▸ **Instructions to follow**
Extract, in full, the lines below, beginning at the first and ending with the line that contains "base = alt.Chart(df)". Pictures do not belong in the copy.

— START OF Material provided —

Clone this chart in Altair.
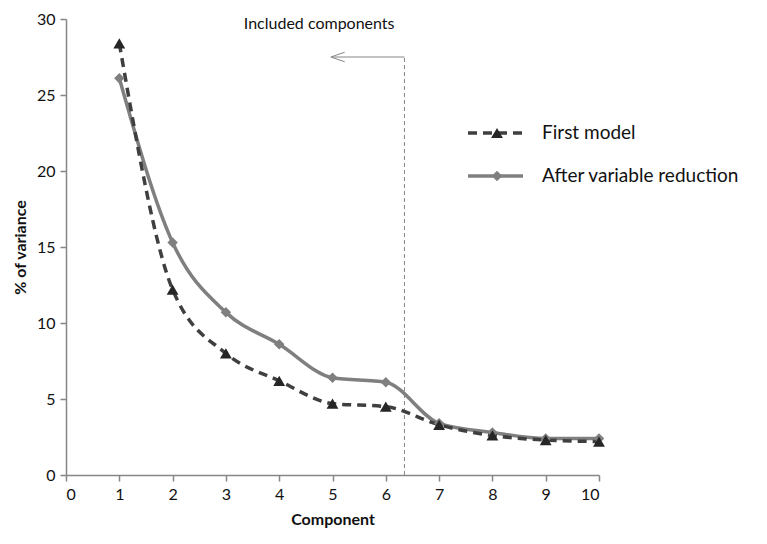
import altair as alt
import pandas as pd

components = list(range(1, 11))
first_model = [28.4, 12.2, 8.0, 6.2, 4.7, 4.5, 3.3, 2.6, 2.3, 2.2]
after_reduction = [26.1, 15.3, 10.7, 8.6, 6.4, 6.1, 3.4, 2.8, 2.4, 2.4]
x_ticks = list(range(0, 11))
y_ticks = [0, 5, 10, 15, 20, 25, 30]
cutoff_x = 6.35
arrow_tip_x = 5.0
arrow_y = 27.5
annotation = "Included components"
annotation_x = 4.75
annotation_y = 29.7
legend_labels = ["First model", "After variable reduction"]

FONT = "Lato"
DARK = "#3f3f3f"
MID = "#7f7f7f"
AXIS = "#868686"

df = pd.DataFrame({"Component": components, "First": first_model, "After": after_reduction})

xs = alt.Scale(domain=[0, 10], nice=False)
ys = alt.Scale(domain=[0, 30], nice=False)

xax = alt.Axis(values=x_ticks, title="Component", format="d")
yax = alt.Axis(values=y_ticks, title="% of variance", format="d")

base = alt.Chart(df)

line_after = base.mark_line(color=MID, strokeWidth=3.5, interpolate="monotone").encode(
    x=alt.X("Component:Q", scale=xs, axis=xax),
    y=alt.Y("After:Q", scale=ys, axis=yax),
)
line_first = base.mark_line(color=DARK, strokeWidth=3.5, strokeDash=[9, 6], interpolate="monotone").encode(
    x=alt.X("Component:Q", scale=xs),
    y=alt.Y("First:Q", scale=ys),
)
pts_after = base.mark_point(shape="diamond", filled=True, color=MID, size=110, opacity=1).encode(
    x=alt.X("Component:Q", scale=xs),
    y=alt.Y("After:Q", scale=ys),
)
pts_first = base.mark_point(shape="triangle-up", filled=True, color="#262626", size=140, opacity=1).encode(
    x=alt.X("Component:Q", scale=xs),
    y=alt.Y("First:Q", scale=ys),
)

ann = pd.DataFrame({
    "cx": [cutoff_x], "y0": [0], "y1": [arrow_y], "tip": [arrow_tip_x],
    "tx": [annotation_x], "ty": [annotation_y], "label": [annotation],
})
ab = alt.Chart(ann)
vline = ab.mark_rule(color=AXIS, strokeWidth=1, strokeDash=[4, 3]).encode(
    x=alt.X("cx:Q", scale=xs), y=alt.Y("y0:Q", scale=ys), y2="y1:Q"
)
arrow_shaft = ab.mark_rule(color=AXIS, strokeWidth=1).encode(
    x=alt.X("tip:Q", scale=xs), x2="cx:Q", y=alt.Y("y1:Q", scale=ys)
)
arrow_head = ab.mark_point(
    shape="M-1,0L0.6,-0.55M-1,0L0.6,0.55", filled=False, color=AXIS, strokeWidth=1, size=300, opacity=1
).encode(x=alt.X("tip:Q", scale=xs), y=alt.Y("y1:Q", scale=ys), xOffset=alt.value(7))
ann_text = ab.mark_text(font=FONT, fontSize=16, color="#111", align="center", baseline="middle").encode(
    x=alt.X("tx:Q", scale=xs), y=alt.Y("ty:Q", scale=ys), text="label:N"
)

# legend (drawn manually to match the original style)
leg = pd.DataFrame({"label": legend_labels})
leg1 = alt.Chart(leg.iloc[[0]])
leg2 = alt.Chart(leg.iloc[[1]])
l1_line = leg1.mark_rule(color=DARK, strokeWidth=3.5, strokeDash=[9, 6]).encode(
    x=alt.value(402), x2=alt.value(457), y=alt.value(114))
l1_pt = leg1.mark_point(shape="triangle-up", filled=True, color="#262626", size=140, opacity=1).encode(
    x=alt.value(431), y=alt.value(114))
l1_txt = leg1.mark_text(font=FONT, fontSize=19, color="#111", align="left", baseline="middle").encode(
    x=alt.value(476), y=alt.value(114), text="label:N")
l2_line = leg2.mark_rule(color=MID, strokeWidth=3.5).encode(
    x=alt.value(402), x2=alt.value(457), y=alt.value(157))
l2_pt = leg2.mark_point(shape="diamond", filled=True, color=MID, size=110, opacity=1).encode(
    x=alt.value(431), y=alt.value(157))
l2_txt = leg2.mark_text(font=FONT, fontSize=19, color="#111", align="left", baseline="middle").encode(
    x=alt.value(476), y=alt.value(157), text="label:N")

chart = alt.layer(
    vline, arrow_shaft, arrow_head, ann_text,
    line_after, line_first, pts_after, pts_first,
    l1_line, l1_pt, l1_txt, l2_line, l2_pt, l2_txt,
).properties(
    width=533, height=456,
    autosize=alt.AutoSizeParams(type="none"),
    padding={"left": 58, "top": 11, "right": 160, "bottom": 61},
).configure_view(stroke=None, clip=False).configure_axis(
    grid=False, domainColor=AXIS, tickColor=AXIS, tickSize=6, domainWidth=1.5, tickWidth=1.5,
    labelFont=FONT, labelFontSize=16, labelColor="#111", labelPadding=5,
    titleFont=FONT, titleFontSize=16, titleFontWeight="bold", titleColor="#111",
).configure_axisX(titlePadding=9).configure_axisY(titlePadding=8)

chart.save("out.html", embed_options={"renderer": "svg", "actions": False})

— END OF Material provided —

▸ **Exercise output**
Clone this chart in Altair.
import altair as alt
import pandas as pd

components = list(range(1, 11))
first_model = [28.4, 12.2, 8.0, 6.2, 4.7, 4.5, 3.3, 2.6, 2.3, 2.2]
after_reduction = [26.1, 15.3, 10.7, 8.6, 6.4, 6.1, 3.4, 2.8, 2.4, 2.4]
x_ticks = list(range(0, 11))
y_ticks = [0, 5, 10, 15, 20, 25, 30]
cutoff_x = 6.35
arrow_tip_x = 5.0
arrow_y = 27.5
annotation = "Included components"
annotation_x = 4.75
annotation_y = 29.7
legend_labels = ["First model", "After variable reduction"]

FONT = "Lato"
DARK = "#3f3f3f"
MID = "#7f7f7f"
AXIS = "#868686"

df = pd.DataFrame({"Component": components, "First": first_model, "After": after_reduction})

xs = alt.Scale(domain=[0, 10], nice=False)
ys = alt.Scale(domain=[0, 30], nice=False)

xax = alt.Axis(values=x_ticks, title="Component", format="d")
yax = alt.Axis(values=y_ticks, title="% of variance", format="d")

base = alt.Chart(df)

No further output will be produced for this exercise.